» **WHAT IS REQUIRED**
Copy all the data exactly, except the pictures.

» **GIVEN MATERIAL**
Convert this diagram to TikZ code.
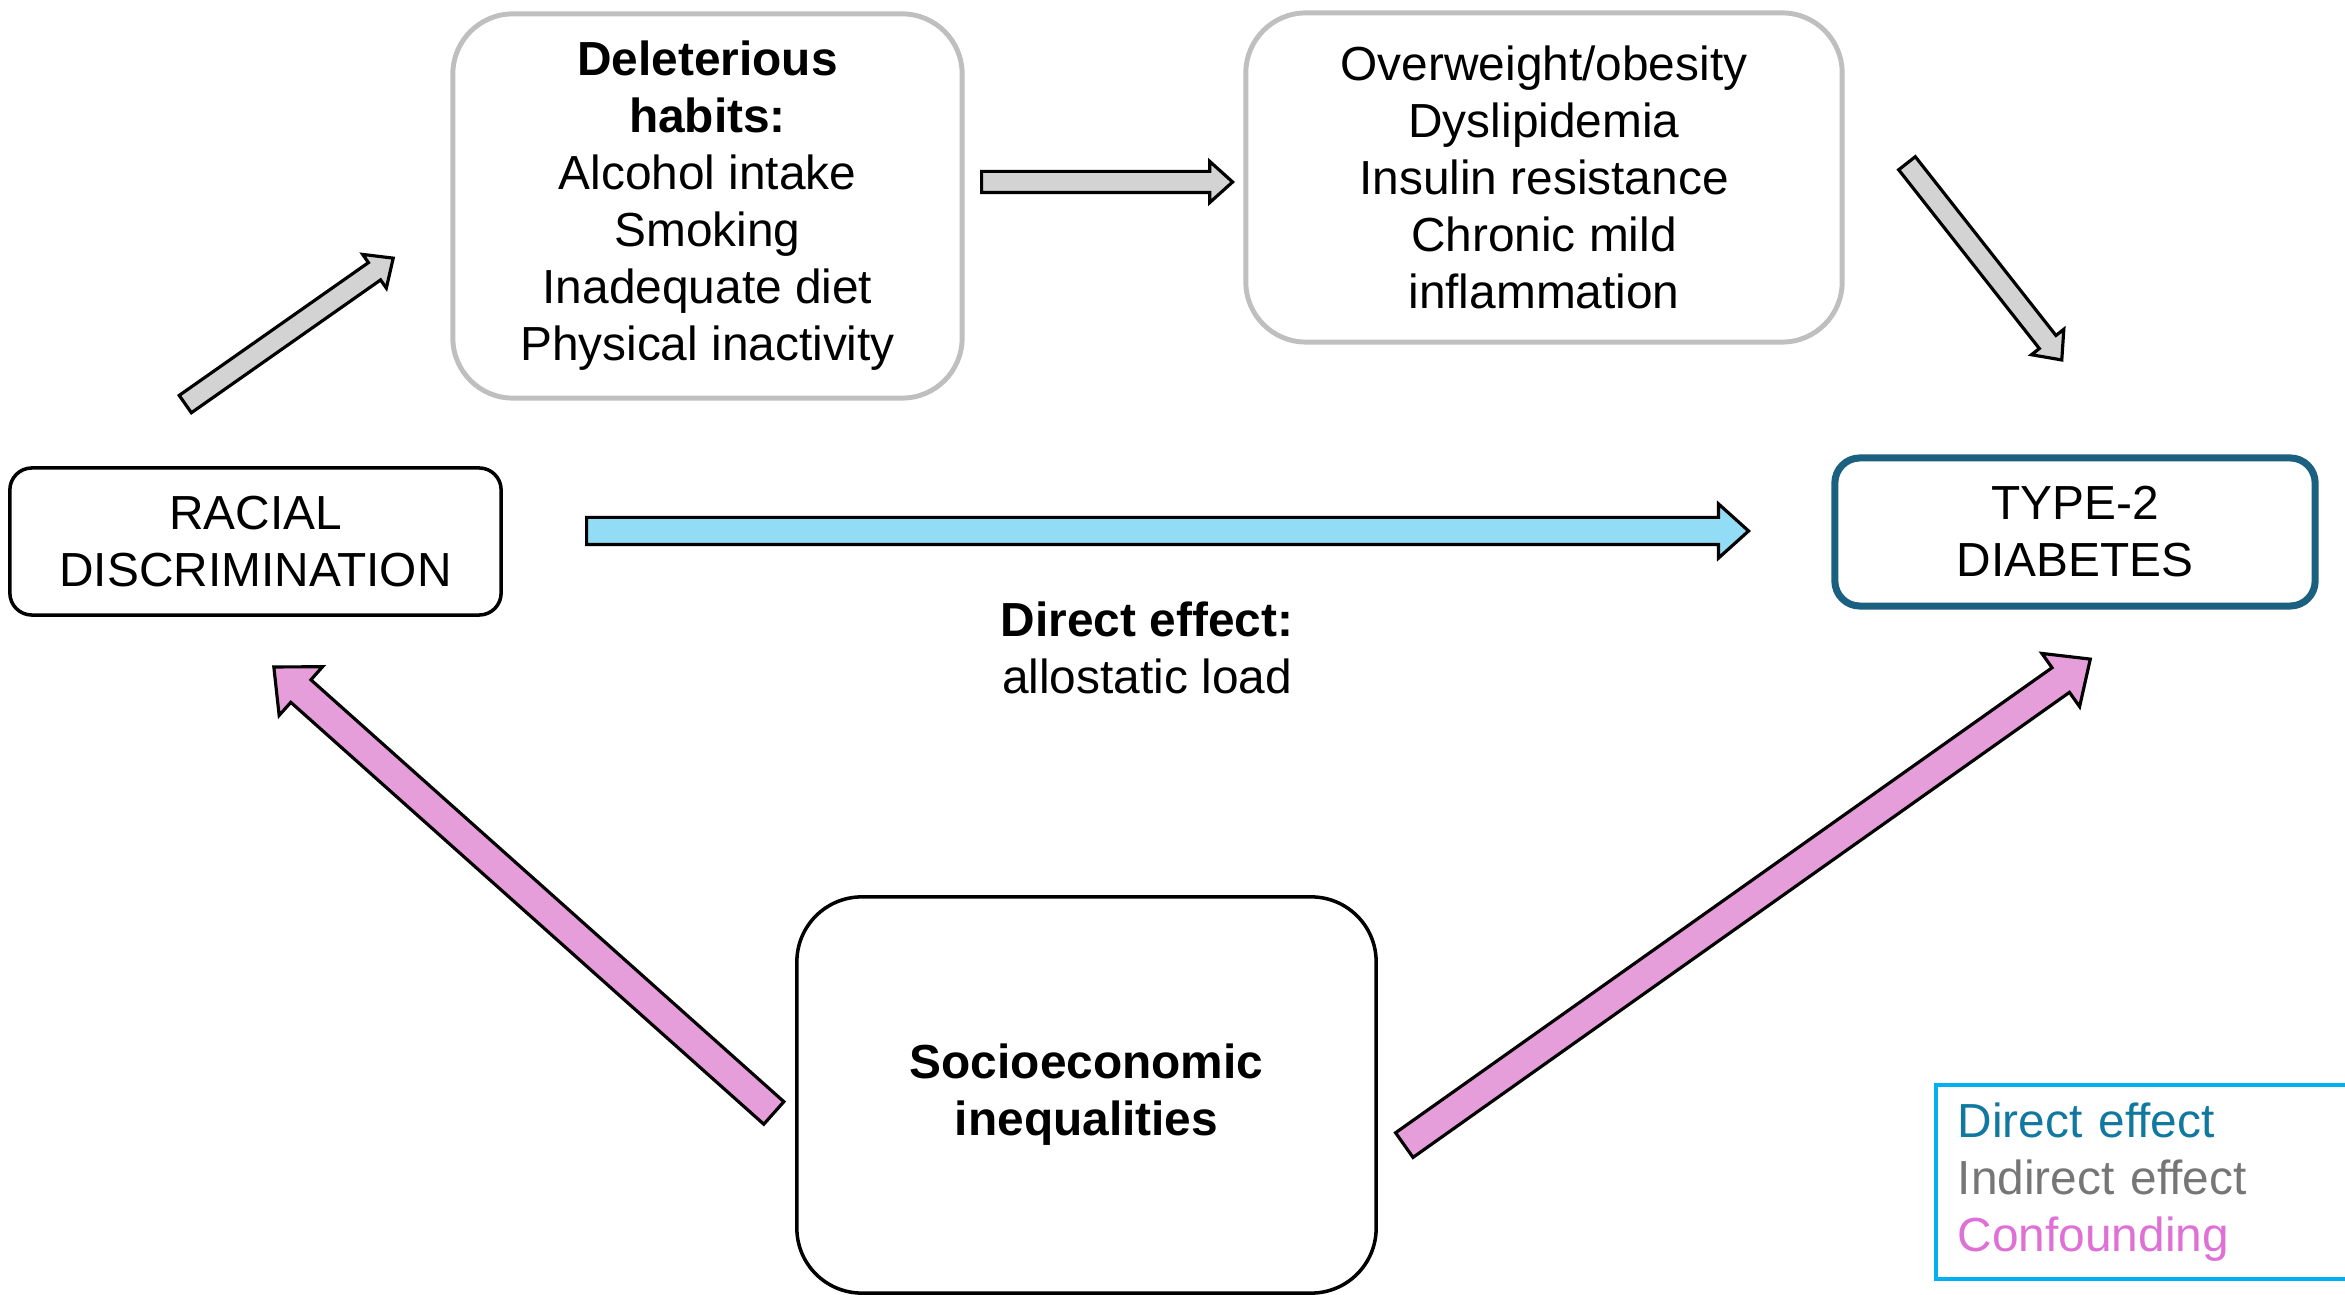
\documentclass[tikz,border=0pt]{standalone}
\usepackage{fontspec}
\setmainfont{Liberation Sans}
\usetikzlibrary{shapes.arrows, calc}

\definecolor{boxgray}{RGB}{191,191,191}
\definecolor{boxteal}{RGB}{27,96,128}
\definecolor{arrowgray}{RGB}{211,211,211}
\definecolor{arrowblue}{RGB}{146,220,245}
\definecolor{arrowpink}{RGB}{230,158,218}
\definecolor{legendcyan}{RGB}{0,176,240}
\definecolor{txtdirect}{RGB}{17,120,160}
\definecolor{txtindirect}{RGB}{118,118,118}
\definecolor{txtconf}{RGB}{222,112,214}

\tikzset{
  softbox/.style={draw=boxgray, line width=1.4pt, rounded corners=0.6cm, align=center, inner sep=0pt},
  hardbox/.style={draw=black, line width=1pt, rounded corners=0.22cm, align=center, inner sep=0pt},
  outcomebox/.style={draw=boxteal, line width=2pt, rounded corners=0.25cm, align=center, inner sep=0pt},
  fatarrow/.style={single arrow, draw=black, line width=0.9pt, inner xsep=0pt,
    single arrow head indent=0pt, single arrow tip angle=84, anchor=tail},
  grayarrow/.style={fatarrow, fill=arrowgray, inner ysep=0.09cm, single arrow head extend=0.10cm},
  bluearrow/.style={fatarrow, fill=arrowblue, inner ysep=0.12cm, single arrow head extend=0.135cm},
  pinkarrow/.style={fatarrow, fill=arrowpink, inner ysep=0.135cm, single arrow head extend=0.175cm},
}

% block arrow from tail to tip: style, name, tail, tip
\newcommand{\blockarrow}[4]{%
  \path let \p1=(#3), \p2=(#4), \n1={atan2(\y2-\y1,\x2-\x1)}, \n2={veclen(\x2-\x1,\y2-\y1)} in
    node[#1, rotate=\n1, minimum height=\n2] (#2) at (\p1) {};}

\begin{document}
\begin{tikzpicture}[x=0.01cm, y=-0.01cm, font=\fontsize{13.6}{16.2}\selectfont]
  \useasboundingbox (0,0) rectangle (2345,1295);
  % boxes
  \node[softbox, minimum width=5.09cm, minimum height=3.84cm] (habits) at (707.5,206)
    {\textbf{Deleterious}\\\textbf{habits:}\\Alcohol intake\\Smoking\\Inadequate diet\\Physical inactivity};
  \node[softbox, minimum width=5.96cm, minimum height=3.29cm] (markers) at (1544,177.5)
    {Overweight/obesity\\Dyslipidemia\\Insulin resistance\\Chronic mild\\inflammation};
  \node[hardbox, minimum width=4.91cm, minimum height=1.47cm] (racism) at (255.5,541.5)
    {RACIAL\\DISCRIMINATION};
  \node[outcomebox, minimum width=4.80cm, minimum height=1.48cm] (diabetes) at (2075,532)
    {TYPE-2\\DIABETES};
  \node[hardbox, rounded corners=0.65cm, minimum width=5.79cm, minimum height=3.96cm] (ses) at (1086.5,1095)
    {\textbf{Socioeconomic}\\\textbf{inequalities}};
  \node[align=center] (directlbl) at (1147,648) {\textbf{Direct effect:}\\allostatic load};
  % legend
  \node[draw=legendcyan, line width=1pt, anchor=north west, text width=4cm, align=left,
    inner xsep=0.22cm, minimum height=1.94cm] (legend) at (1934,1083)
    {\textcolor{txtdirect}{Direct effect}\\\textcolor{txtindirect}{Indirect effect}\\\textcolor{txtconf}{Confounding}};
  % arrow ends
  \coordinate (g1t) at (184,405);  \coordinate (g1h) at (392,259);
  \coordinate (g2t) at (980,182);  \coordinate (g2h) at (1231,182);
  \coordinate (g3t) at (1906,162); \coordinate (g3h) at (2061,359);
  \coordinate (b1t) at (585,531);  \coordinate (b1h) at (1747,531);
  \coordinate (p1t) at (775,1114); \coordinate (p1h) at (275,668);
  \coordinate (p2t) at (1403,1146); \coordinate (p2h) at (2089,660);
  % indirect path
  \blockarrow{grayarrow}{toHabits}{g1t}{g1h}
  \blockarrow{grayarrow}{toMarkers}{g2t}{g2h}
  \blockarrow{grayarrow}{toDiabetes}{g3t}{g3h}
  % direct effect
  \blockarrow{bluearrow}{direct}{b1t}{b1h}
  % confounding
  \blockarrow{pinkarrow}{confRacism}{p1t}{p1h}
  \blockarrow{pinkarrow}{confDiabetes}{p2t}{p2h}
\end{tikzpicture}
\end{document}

» **ANSWER TO THE TASK**
Convert this diagram to TikZ code.
\documentclass[tikz,border=0pt]{standalone}
\usepackage{fontspec}
\setmainfont{Liberation Sans}
\usetikzlibrary{shapes.arrows, calc}

\definecolor{boxgray}{RGB}{191,191,191}
\definecolor{boxteal}{RGB}{27,96,128}
\definecolor{arrowgray}{RGB}{211,211,211}
\definecolor{arrowblue}{RGB}{146,220,245}
\definecolor{arrowpink}{RGB}{230,158,218}
\definecolor{legendcyan}{RGB}{0,176,240}
\definecolor{txtdirect}{RGB}{17,120,160}
\definecolor{txtindirect}{RGB}{118,118,118}
\definecolor{txtconf}{RGB}{222,112,214}

\tikzset{
  softbox/.style={draw=boxgray, line width=1.4pt, rounded corners=0.6cm, align=center, inner sep=0pt},
  hardbox/.style={draw=black, line width=1pt, rounded corners=0.22cm, align=center, inner sep=0pt},
  outcomebox/.style={draw=boxteal, line width=2pt, rounded corners=0.25cm, align=center, inner sep=0pt},
  fatarrow/.style={single arrow, draw=black, line width=0.9pt, inner xsep=0pt,
    single arrow head indent=0pt, single arrow tip angle=84, anchor=tail},
  grayarrow/.style={fatarrow, fill=arrowgray, inner ysep=0.09cm, single arrow head extend=0.10cm},
  bluearrow/.style={fatarrow, fill=arrowblue, inner ysep=0.12cm, single arrow head extend=0.135cm},
  pinkarrow/.style={fatarrow, fill=arrowpink, inner ysep=0.135cm, single arrow head extend=0.175cm},
}

% block arrow from tail to tip: style, name, tail, tip
\newcommand{\blockarrow}[4]{%
  \path let \p1=(#3), \p2=(#4), \n1={atan2(\y2-\y1,\x2-\x1)}, \n2={veclen(\x2-\x1,\y2-\y1)} in
    node[#1, rotate=\n1, minimum height=\n2] (#2) at (\p1) {};}

\begin{document}
\begin{tikzpicture}[x=0.01cm, y=-0.01cm, font=\fontsize{13.6}{16.2}\selectfont]
  \useasboundingbox (0,0) rectangle (2345,1295);
  % boxes
  \node[softbox, minimum width=5.09cm, minimum height=3.84cm] (habits) at (707.5,206)
    {\textbf{Deleterious}\\\textbf{habits:}\\Alcohol intake\\Smoking\\Inadequate diet\\Physical inactivity};
  \node[softbox, minimum width=5.96cm, minimum height=3.29cm] (markers) at (1544,177.5)
    {Overweight/obesity\\Dyslipidemia\\Insulin resistance\\Chronic mild\\inflammation};
  \node[hardbox, minimum width=4.91cm, minimum height=1.47cm] (racism) at (255.5,541.5)
    {RACIAL\\DISCRIMINATION};
  \node[outcomebox, minimum width=4.80cm, minimum height=1.48cm] (diabetes) at (2075,532)
    {TYPE-2\\DIABETES};
  \node[hardbox, rounded corners=0.65cm, minimum width=5.79cm, minimum height=3.96cm] (ses) at (1086.5,1095)
    {\textbf{Socioeconomic}\\\textbf{inequalities}};
  \node[align=center] (directlbl) at (1147,648) {\textbf{Direct effect:}\\allostatic load};
  % legend
  \node[draw=legendcyan, line width=1pt, anchor=north west, text width=4cm, align=left,
    inner xsep=0.22cm, minimum height=1.94cm] (legend) at (1934,1083)
    {\textcolor{txtdirect}{Direct effect}\\\textcolor{txtindirect}{Indirect effect}\\\textcolor{txtconf}{Confounding}};
  % arrow ends
  \coordinate (g1t) at (184,405);  \coordinate (g1h) at (392,259);
  \coordinate (g2t) at (980,182);  \coordinate (g2h) at (1231,182);
  \coordinate (g3t) at (1906,162); \coordinate (g3h) at (2061,359);
  \coordinate (b1t) at (585,531);  \coordinate (b1h) at (1747,531);
  \coordinate (p1t) at (775,1114); \coordinate (p1h) at (275,668);
  \coordinate (p2t) at (1403,1146); \coordinate (p2h) at (2089,660);
  % indirect path
  \blockarrow{grayarrow}{toHabits}{g1t}{g1h}
  \blockarrow{grayarrow}{toMarkers}{g2t}{g2h}
  \blockarrow{grayarrow}{toDiabetes}{g3t}{g3h}
  % direct effect
  \blockarrow{bluearrow}{direct}{b1t}{b1h}
  % confounding
  \blockarrow{pinkarrow}{confRacism}{p1t}{p1h}
  \blockarrow{pinkarrow}{confDiabetes}{p2t}{p2h}
\end{tikzpicture}
\end{document}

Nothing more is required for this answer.